* The exercise *
Print every entry, word for word, and skip the images.

* Material provided *
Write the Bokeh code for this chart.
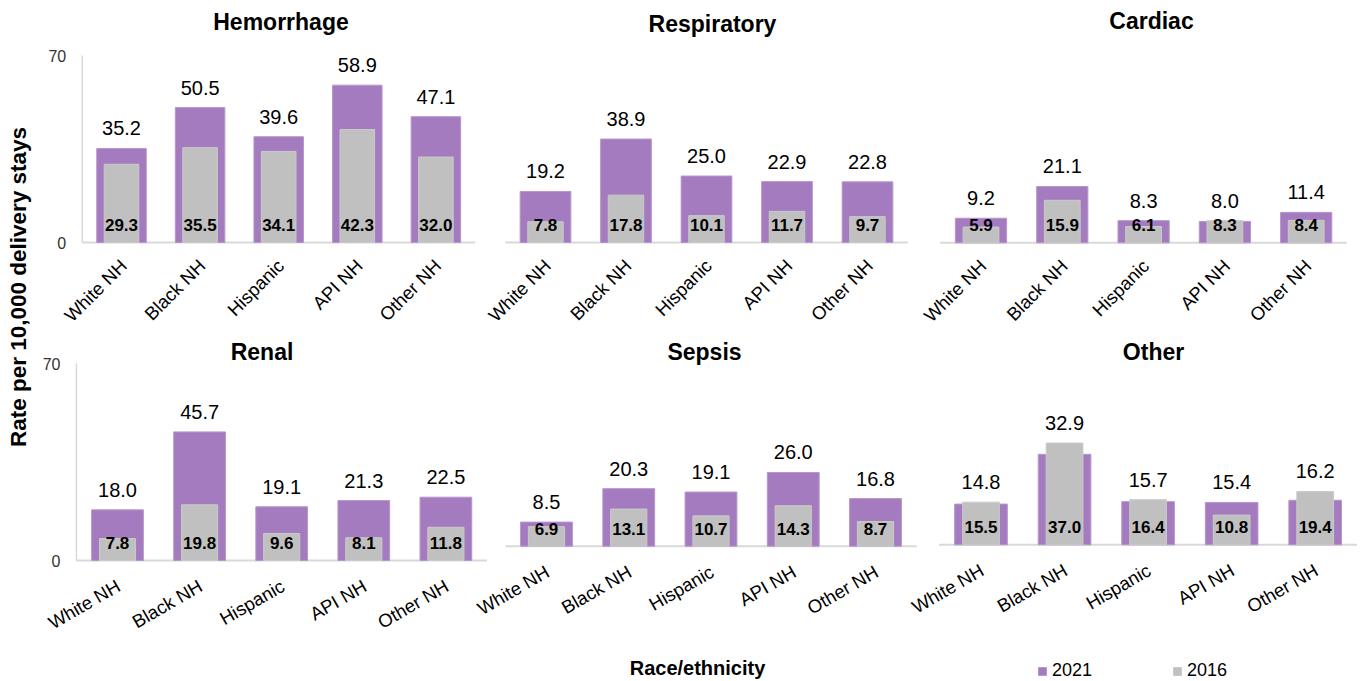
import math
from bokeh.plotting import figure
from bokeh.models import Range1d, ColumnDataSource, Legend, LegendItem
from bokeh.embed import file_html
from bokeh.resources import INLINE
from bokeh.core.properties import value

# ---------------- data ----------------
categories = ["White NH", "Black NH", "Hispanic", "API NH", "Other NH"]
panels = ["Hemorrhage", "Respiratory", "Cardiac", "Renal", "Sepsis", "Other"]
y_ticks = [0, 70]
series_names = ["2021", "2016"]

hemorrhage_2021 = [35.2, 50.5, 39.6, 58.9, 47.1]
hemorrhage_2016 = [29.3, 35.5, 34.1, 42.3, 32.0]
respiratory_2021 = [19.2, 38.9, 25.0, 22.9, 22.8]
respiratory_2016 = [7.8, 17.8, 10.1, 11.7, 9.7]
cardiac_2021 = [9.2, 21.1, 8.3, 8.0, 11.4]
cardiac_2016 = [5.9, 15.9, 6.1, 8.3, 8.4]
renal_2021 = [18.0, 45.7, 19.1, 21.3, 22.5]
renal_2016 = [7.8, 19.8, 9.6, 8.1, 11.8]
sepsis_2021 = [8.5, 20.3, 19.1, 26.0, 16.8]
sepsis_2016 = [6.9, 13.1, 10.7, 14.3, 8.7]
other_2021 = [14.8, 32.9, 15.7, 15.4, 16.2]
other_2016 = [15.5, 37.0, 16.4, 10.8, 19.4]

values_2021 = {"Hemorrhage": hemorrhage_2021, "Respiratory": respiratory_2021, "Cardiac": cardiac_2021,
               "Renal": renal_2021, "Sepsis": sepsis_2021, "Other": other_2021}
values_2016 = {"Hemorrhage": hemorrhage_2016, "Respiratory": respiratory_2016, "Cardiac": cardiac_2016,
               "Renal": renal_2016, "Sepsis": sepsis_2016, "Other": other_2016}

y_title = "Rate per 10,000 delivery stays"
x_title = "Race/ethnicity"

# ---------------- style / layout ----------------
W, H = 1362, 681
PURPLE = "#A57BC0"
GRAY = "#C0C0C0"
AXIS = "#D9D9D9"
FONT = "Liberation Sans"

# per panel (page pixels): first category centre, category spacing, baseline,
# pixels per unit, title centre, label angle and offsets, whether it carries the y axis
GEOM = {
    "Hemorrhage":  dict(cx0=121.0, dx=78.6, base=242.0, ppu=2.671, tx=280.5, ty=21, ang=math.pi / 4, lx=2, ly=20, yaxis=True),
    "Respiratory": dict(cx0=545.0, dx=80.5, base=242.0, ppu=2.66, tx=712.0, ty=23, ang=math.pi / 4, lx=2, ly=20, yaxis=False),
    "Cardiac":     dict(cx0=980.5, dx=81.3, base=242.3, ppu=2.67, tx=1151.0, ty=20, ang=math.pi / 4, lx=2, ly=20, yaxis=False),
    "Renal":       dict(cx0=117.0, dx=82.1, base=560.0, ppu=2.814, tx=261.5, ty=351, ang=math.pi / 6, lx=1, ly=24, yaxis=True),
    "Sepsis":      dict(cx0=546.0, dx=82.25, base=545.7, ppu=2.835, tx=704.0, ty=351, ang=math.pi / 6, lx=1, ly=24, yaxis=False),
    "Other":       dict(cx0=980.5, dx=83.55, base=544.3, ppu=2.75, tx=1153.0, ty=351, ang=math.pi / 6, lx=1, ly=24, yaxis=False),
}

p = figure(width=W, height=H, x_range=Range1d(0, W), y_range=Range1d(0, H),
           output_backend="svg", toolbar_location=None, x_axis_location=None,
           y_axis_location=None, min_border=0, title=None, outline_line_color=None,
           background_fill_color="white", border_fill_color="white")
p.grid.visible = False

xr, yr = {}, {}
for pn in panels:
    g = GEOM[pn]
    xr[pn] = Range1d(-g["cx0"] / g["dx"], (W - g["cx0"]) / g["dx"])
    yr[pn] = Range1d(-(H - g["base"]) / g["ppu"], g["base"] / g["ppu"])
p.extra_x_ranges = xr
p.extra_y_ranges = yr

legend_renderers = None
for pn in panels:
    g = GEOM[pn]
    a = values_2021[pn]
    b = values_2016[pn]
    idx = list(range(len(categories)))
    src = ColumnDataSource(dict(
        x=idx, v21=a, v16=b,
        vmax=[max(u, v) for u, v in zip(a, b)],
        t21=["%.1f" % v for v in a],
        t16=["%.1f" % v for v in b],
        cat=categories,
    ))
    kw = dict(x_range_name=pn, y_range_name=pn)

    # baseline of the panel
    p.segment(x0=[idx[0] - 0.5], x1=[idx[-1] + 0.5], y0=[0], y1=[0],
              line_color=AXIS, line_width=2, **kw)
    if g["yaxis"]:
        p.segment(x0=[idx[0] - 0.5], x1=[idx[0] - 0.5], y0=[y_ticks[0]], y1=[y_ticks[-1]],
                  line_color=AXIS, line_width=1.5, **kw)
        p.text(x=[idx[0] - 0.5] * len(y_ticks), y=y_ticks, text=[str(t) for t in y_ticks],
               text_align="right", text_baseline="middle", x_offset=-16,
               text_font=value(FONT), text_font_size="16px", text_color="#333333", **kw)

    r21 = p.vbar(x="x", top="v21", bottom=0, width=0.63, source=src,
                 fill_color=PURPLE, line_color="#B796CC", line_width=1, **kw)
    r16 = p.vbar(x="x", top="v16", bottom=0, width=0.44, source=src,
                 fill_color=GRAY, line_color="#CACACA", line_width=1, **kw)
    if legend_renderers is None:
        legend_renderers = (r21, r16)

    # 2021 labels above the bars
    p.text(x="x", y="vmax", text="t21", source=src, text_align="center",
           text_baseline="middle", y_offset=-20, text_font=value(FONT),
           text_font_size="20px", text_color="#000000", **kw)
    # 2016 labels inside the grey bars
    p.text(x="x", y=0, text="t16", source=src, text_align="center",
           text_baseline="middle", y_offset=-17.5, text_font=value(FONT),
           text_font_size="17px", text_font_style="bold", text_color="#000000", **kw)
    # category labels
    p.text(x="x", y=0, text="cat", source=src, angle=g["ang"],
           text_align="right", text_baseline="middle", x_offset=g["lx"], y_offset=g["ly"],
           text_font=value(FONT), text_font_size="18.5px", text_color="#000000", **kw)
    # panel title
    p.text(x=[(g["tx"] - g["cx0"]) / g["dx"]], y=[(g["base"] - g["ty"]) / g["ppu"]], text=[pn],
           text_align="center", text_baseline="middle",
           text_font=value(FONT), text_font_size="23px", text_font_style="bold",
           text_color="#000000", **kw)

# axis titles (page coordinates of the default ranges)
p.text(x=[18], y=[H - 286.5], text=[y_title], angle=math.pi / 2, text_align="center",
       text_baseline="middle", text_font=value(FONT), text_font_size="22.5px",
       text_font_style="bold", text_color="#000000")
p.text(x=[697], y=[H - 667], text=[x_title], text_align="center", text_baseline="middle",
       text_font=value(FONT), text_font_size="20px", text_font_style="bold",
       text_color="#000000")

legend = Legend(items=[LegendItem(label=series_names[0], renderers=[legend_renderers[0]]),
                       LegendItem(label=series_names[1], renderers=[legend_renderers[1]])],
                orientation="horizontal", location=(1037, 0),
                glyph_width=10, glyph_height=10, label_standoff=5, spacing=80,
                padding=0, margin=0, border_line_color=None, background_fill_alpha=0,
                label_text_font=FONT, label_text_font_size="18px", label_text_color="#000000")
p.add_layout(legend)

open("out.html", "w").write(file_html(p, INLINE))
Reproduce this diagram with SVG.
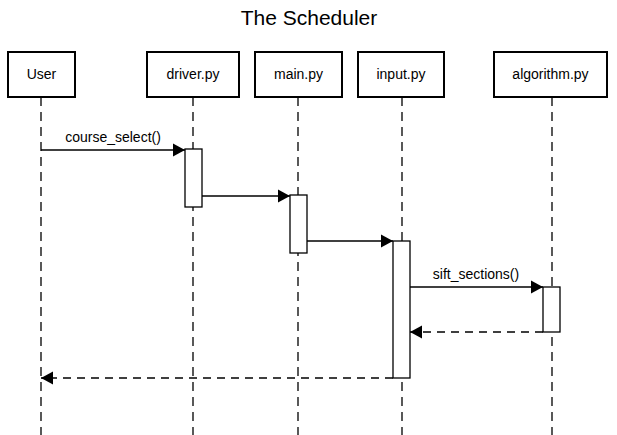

* Result *
Write the Bokeh code for this chart.
import math
from bokeh.plotting import figure
from bokeh.models import Range1d, ColumnDataSource, Legend, LegendItem
from bokeh.embed import file_html
from bokeh.resources import INLINE
from bokeh.core.properties import value

# ---------------- data ----------------
categories = ["White NH", "Black NH", "Hispanic", "API NH", "Other NH"]
panels = ["Hemorrhage", "Respiratory", "Cardiac", "Renal", "Sepsis", "Other"]
y_ticks = [0, 70]
series_names = ["2021", "2016"]

hemorrhage_2021 = [35.2, 50.5, 39.6, 58.9, 47.1]
hemorrhage_2016 = [29.3, 35.5, 34.1, 42.3, 32.0]
respiratory_2021 = [19.2, 38.9, 25.0, 22.9, 22.8]
respiratory_2016 = [7.8, 17.8, 10.1, 11.7, 9.7]
cardiac_2021 = [9.2, 21.1, 8.3, 8.0, 11.4]
cardiac_2016 = [5.9, 15.9, 6.1, 8.3, 8.4]
renal_2021 = [18.0, 45.7, 19.1, 21.3, 22.5]
renal_2016 = [7.8, 19.8, 9.6, 8.1, 11.8]
sepsis_2021 = [8.5, 20.3, 19.1, 26.0, 16.8]
sepsis_2016 = [6.9, 13.1, 10.7, 14.3, 8.7]
other_2021 = [14.8, 32.9, 15.7, 15.4, 16.2]
other_2016 = [15.5, 37.0, 16.4, 10.8, 19.4]

values_2021 = {"Hemorrhage": hemorrhage_2021, "Respiratory": respiratory_2021, "Cardiac": cardiac_2021,
               "Renal": renal_2021, "Sepsis": sepsis_2021, "Other": other_2021}
values_2016 = {"Hemorrhage": hemorrhage_2016, "Respiratory": respiratory_2016, "Cardiac": cardiac_2016,
               "Renal": renal_2016, "Sepsis": sepsis_2016, "Other": other_2016}

y_title = "Rate per 10,000 delivery stays"
x_title = "Race/ethnicity"

# ---------------- style / layout ----------------
W, H = 1362, 681
PURPLE = "#A57BC0"
GRAY = "#C0C0C0"
AXIS = "#D9D9D9"
FONT = "Liberation Sans"

# per panel (page pixels): first category centre, category spacing, baseline,
# pixels per unit, title centre, label angle and offsets, whether it carries the y axis
GEOM = {
    "Hemorrhage":  dict(cx0=121.0, dx=78.6, base=242.0, ppu=2.671, tx=280.5, ty=21, ang=math.pi / 4, lx=2, ly=20, yaxis=True),
    "Respiratory": dict(cx0=545.0, dx=80.5, base=242.0, ppu=2.66, tx=712.0, ty=23, ang=math.pi / 4, lx=2, ly=20, yaxis=False),
    "Cardiac":     dict(cx0=980.5, dx=81.3, base=242.3, ppu=2.67, tx=1151.0, ty=20, ang=math.pi / 4, lx=2, ly=20, yaxis=False),
    "Renal":       dict(cx0=117.0, dx=82.1, base=560.0, ppu=2.814, tx=261.5, ty=351, ang=math.pi / 6, lx=1, ly=24, yaxis=True),
    "Sepsis":      dict(cx0=546.0, dx=82.25, base=545.7, ppu=2.835, tx=704.0, ty=351, ang=math.pi / 6, lx=1, ly=24, yaxis=False),
    "Other":       dict(cx0=980.5, dx=83.55, base=544.3, ppu=2.75, tx=1153.0, ty=351, ang=math.pi / 6, lx=1, ly=24, yaxis=False),
}

p = figure(width=W, height=H, x_range=Range1d(0, W), y_range=Range1d(0, H),
           output_backend="svg", toolbar_location=None, x_axis_location=None,
           y_axis_location=None, min_border=0, title=None, outline_line_color=None,
           background_fill_color="white", border_fill_color="white")
p.grid.visible = False

xr, yr = {}, {}
for pn in panels:
    g = GEOM[pn]
    xr[pn] = Range1d(-g["cx0"] / g["dx"], (W - g["cx0"]) / g["dx"])
    yr[pn] = Range1d(-(H - g["base"]) / g["ppu"], g["base"] / g["ppu"])
p.extra_x_ranges = xr
p.extra_y_ranges = yr

legend_renderers = None
for pn in panels:
    g = GEOM[pn]
    a = values_2021[pn]
    b = values_2016[pn]
    idx = list(range(len(categories)))
    src = ColumnDataSource(dict(
        x=idx, v21=a, v16=b,
        vmax=[max(u, v) for u, v in zip(a, b)],
        t21=["%.1f" % v for v in a],
        t16=["%.1f" % v for v in b],
        cat=categories,
    ))
    kw = dict(x_range_name=pn, y_range_name=pn)

    # baseline of the panel
    p.segment(x0=[idx[0] - 0.5], x1=[idx[-1] + 0.5], y0=[0], y1=[0],
              line_color=AXIS, line_width=2, **kw)
    if g["yaxis"]:
        p.segment(x0=[idx[0] - 0.5], x1=[idx[0] - 0.5], y0=[y_ticks[0]], y1=[y_ticks[-1]],
                  line_color=AXIS, line_width=1.5, **kw)
        p.text(x=[idx[0] - 0.5] * len(y_ticks), y=y_ticks, text=[str(t) for t in y_ticks],
               text_align="right", text_baseline="middle", x_offset=-16,
               text_font=value(FONT), text_font_size="16px", text_color="#333333", **kw)

    r21 = p.vbar(x="x", top="v21", bottom=0, width=0.63, source=src,
                 fill_color=PURPLE, line_color="#B796CC", line_width=1, **kw)
    r16 = p.vbar(x="x", top="v16", bottom=0, width=0.44, source=src,
                 fill_color=GRAY, line_color="#CACACA", line_width=1, **kw)
    if legend_renderers is None:
        legend_renderers = (r21, r16)

    # 2021 labels above the bars
    p.text(x="x", y="vmax", text="t21", source=src, text_align="center",
           text_baseline="middle", y_offset=-20, text_font=value(FONT),
           text_font_size="20px", text_color="#000000", **kw)
    # 2016 labels inside the grey bars
    p.text(x="x", y=0, text="t16", source=src, text_align="center",
           text_baseline="middle", y_offset=-17.5, text_font=value(FONT),
           text_font_size="17px", text_font_style="bold", text_color="#000000", **kw)
    # category labels
    p.text(x="x", y=0, text="cat", source=src, angle=g["ang"],
           text_align="right", text_baseline="middle", x_offset=g["lx"], y_offset=g["ly"],
           text_font=value(FONT), text_font_size="18.5px", text_color="#000000", **kw)
    # panel title
    p.text(x=[(g["tx"] - g["cx0"]) / g["dx"]], y=[(g["base"] - g["ty"]) / g["ppu"]], text=[pn],
           text_align="center", text_baseline="middle",
           text_font=value(FONT), text_font_size="23px", text_font_style="bold",
           text_color="#000000", **kw)

# axis titles (page coordinates of the default ranges)
p.text(x=[18], y=[H - 286.5], text=[y_title], angle=math.pi / 2, text_align="center",
       text_baseline="middle", text_font=value(FONT), text_font_size="22.5px",
       text_font_style="bold", text_color="#000000")
p.text(x=[697], y=[H - 667], text=[x_title], text_align="center", text_baseline="middle",
       text_font=value(FONT), text_font_size="20px", text_font_style="bold",
       text_color="#000000")

legend = Legend(items=[LegendItem(label=series_names[0], renderers=[legend_renderers[0]]),
                       LegendItem(label=series_names[1], renderers=[legend_renderers[1]])],
                orientation="horizontal", location=(1037, 0),
                glyph_width=10, glyph_height=10, label_standoff=5, spacing=80,
                padding=0, margin=0, border_line_color=None, background_fill_alpha=0,
                label_text_font=FONT, label_text_font_size="18px", label_text_color="#000000")
p.add_layout(legend)

open("out.html", "w").write(file_html(p, INLINE))
Reproduce this diagram with SVG.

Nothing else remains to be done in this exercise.